DROGUES: DEPENALISER AVEC LES BELGES
Progressiste, le Parlement luxembourgeois demande une libéralisation du cannabis et de ses dérivés dans l'ensemble du Benelux
par Olivier Alsteens et Olivier Van Vaerenbergh
Le Soir, vendredi 21 juin 1996
En cinq motions, adoptées à l'issue de réunions d'une commission parlementaire spécialisée et d'une série de réunions plénières, le Parlement luxembourgeois vient de donner un sérieux coup de pouce à la dépénalisation des drogues douces dans le Benelux.
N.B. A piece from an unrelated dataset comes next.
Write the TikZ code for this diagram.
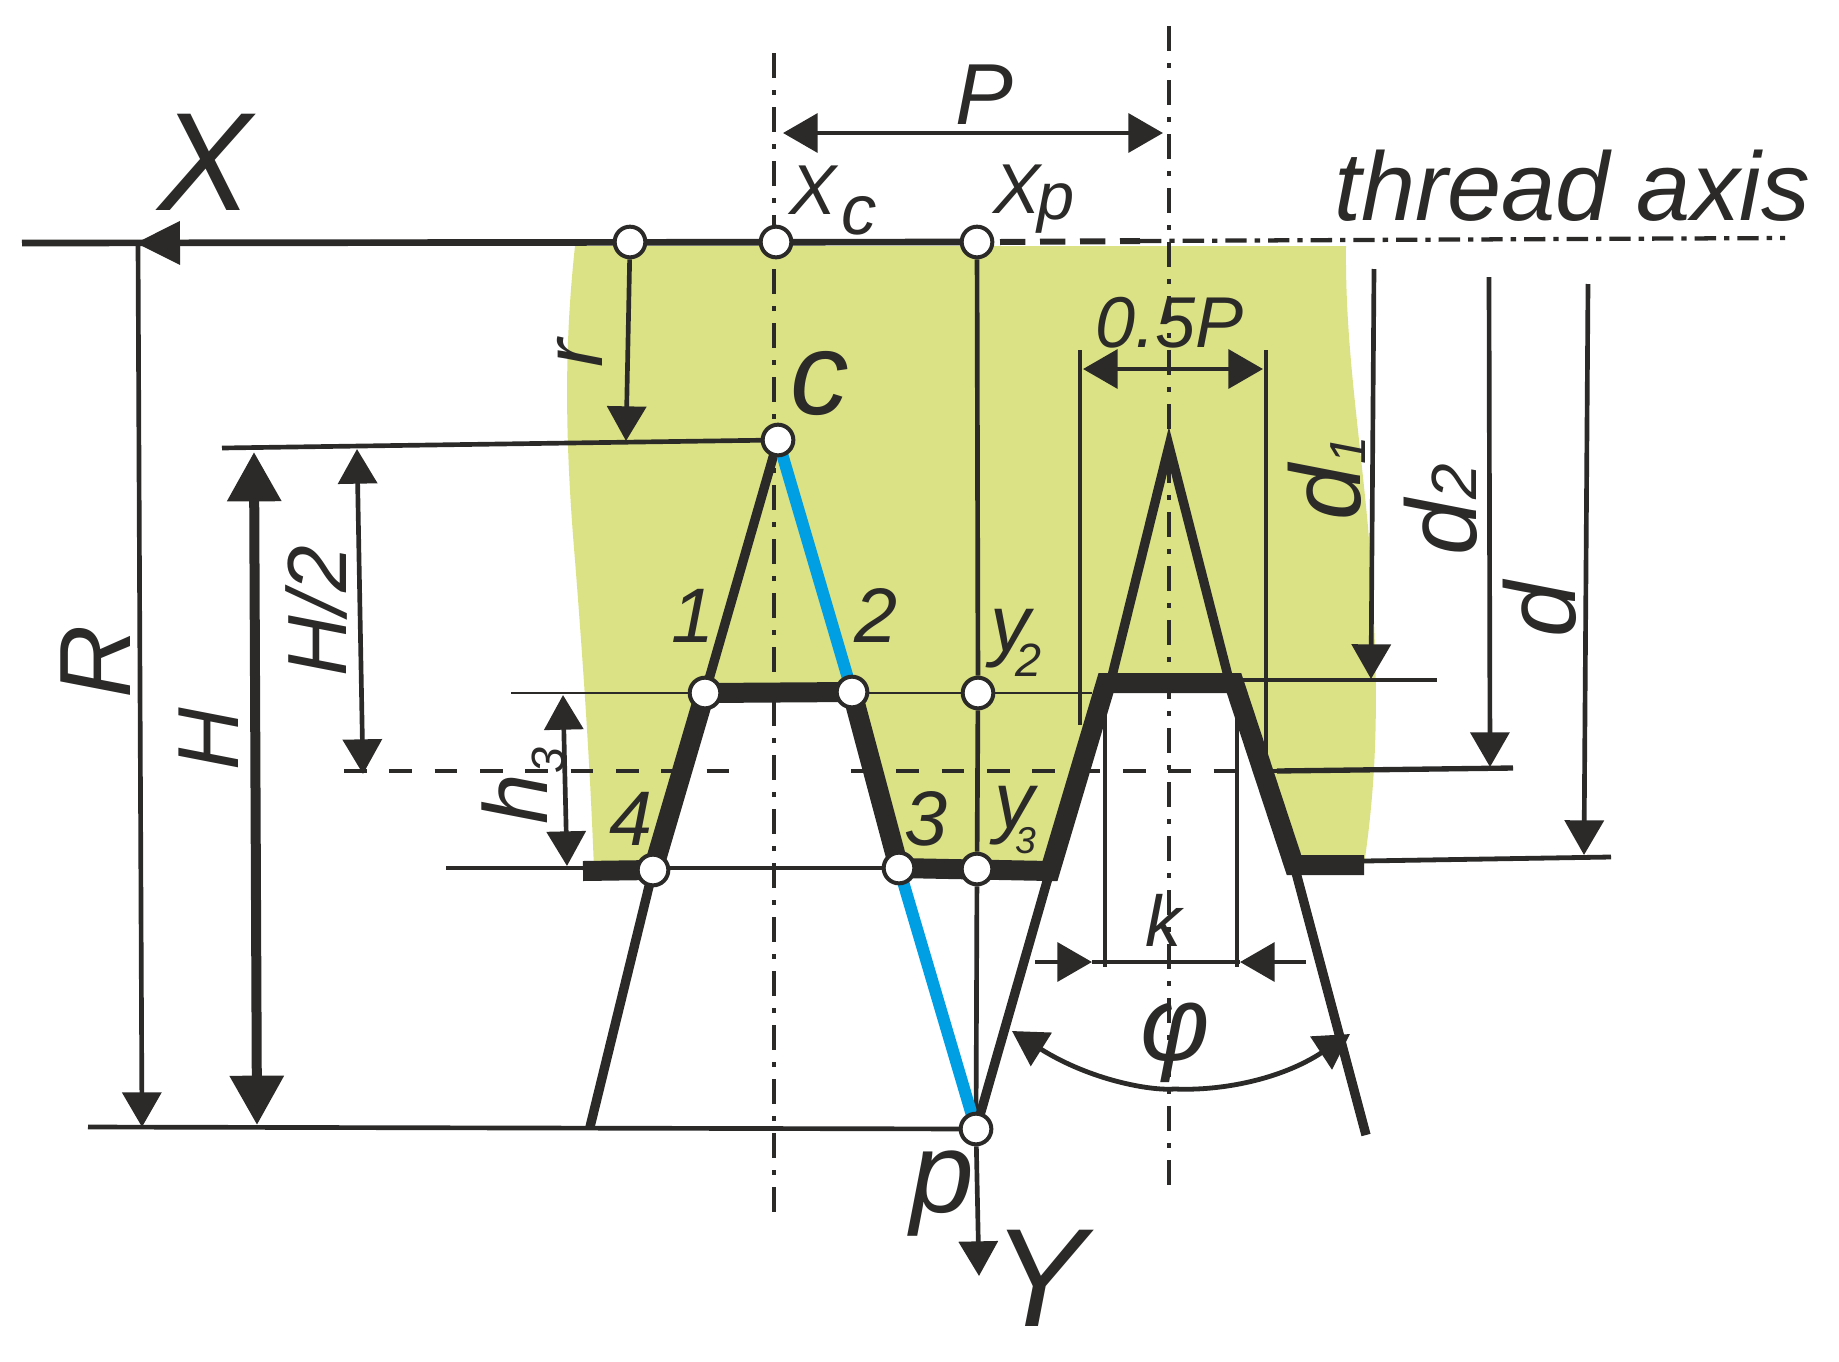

La Chambre des députés luxembourgeois part du constat que les politiques répressives en matière de stupéfiants n'ont nulle part eu les résultats escomptés. Mais aussi que le problème de la drogue s'est internationalisé, ce qui nécessite la coordination des législations nationales, ce qui a été insuffisamment accompli jusqu'à présent. Le Parlement luxembourgeois considère encore que les petits pays ont plus de facilité à mettre sur pied des politiques communes.
UN CADRE RÉVOLUTIONNAIRE
Parmi les différents textes adoptés, il en est un qui concerne directement la Belgique. Sur demande de son Parlement, le gouvernement luxembourgeois va tenter d'initier une coordination des politiques de lutte contre la toxicomanie au niveau des pays du Benelux. Rien de bien révolutionnaire jusque là... Mais les députés luxembourgeois ont fixé le cadre de ces discussions. De quoi faire frémir par mal de chapelles en Belgique - on se souvient des vives réactions suscitées par le dépôt d'une proposition de dépénalisation des drogues douces par le député PS Patrick Moriau et du niet du ministre de l'intérieur Johan Vande Lanotte. Le cahier des charges du gouvernement luxembourgeois va plus loin que la plupart des propositions belges déposées jusqu'à présent. Il s'agit, en effet, de développer avec la Belgique et les Pays-Bas un programme de mesures communes de libéralisation du cannabis et de ses dérivés. Mais aussi de distribution contrôlée des opiacés et de la cocaïne, d'offres thérapeutiques et d'échanges d'
information sur les modèles locaux d'aide aux toxicomanes. Pour contrer les trafics et freiner la délinquance liée aux stupéfiants, les Luxembourgeois frappent fort. Ils tiennent un discours étayé d'arguments scientifiques et chargé de choix de société qui préfèrent la prévention et le traitement des toxicomanes - considérés comme des malades - aux poursuites judiciaires et à l'enrichissement des trafiquants. Nous n'avons pas pu obtenir de réaction du ministre de l'Intérieur belge, Johan Vande Lanotte, à la proposition luxembourgeoise. Par contre, on sait que celle-ci réjouit les partisans belges de la dépénalisation des drogues douces engagés dans un débat difficile dans notre pays. Et qu'elle leur servira d'argument au cours des débats du groupe de travail parlementaire chargé d'étudier la problématique de ladrogue. Le débat étant, cette fois, lancé de l'étranger, le ministère de l'intérieur ne pourra l'évacuer d'un tour de main...
AVEC LE SOUTIEN DES CHRÉTIENS
Du côté luxembourgeois, en tout cas, certains membres de la Chambre des députés n'en reviennent toujours pas. Leur pays avait en effet jusqu'ici une des législations les plus strictes en matière de stupéfiants, du moins sur le papier. Ainsi, Renée Wagenar, membre du parti des Verts, à l'origine des motions, et membre de l'opposition, ne cache pas sa surprise: J'ai l'impression que le ministre de la Justice, M Fischbach, n'a pas très bien lu les textes! C'est en effet après que celui-ci eut donné son avis - positif sur les propositions de la commission, que la Chambre a adopté les textes. Avec le soutien du très conservateur Parti chrétien-social qui a suivi l'avis de son ministre.
- En commission, il était clair que le PCS n'était pas en faveur d'une telle avancée, continue la députée. Mais le ministre s'était déjà exprimé sur les problèmes posés par la Belgique pour harmoniser leur politique. Quant au ministre de la Santé, il veut également aller dans ce sens, et entamer des expériences de distribution contrôlée de drogues, comme cela se fait déjà en Angleterre, en Suisse ou en Allemagne.
Au gouvernement luxembourgeois en tout cas, on se dit prêt à suivre l'invitation du Parlement. #est encore trop tôt pour connaître les suites qui y seront données, commente un porte-parole. Mais le gouvernement est prêt à reconsidérer sa politique à l'égard du cannabis. Nous allons maintenant commencer nos consultations pour mettre le tout en chantier. Un chantier qui franchira forcément nos frontières.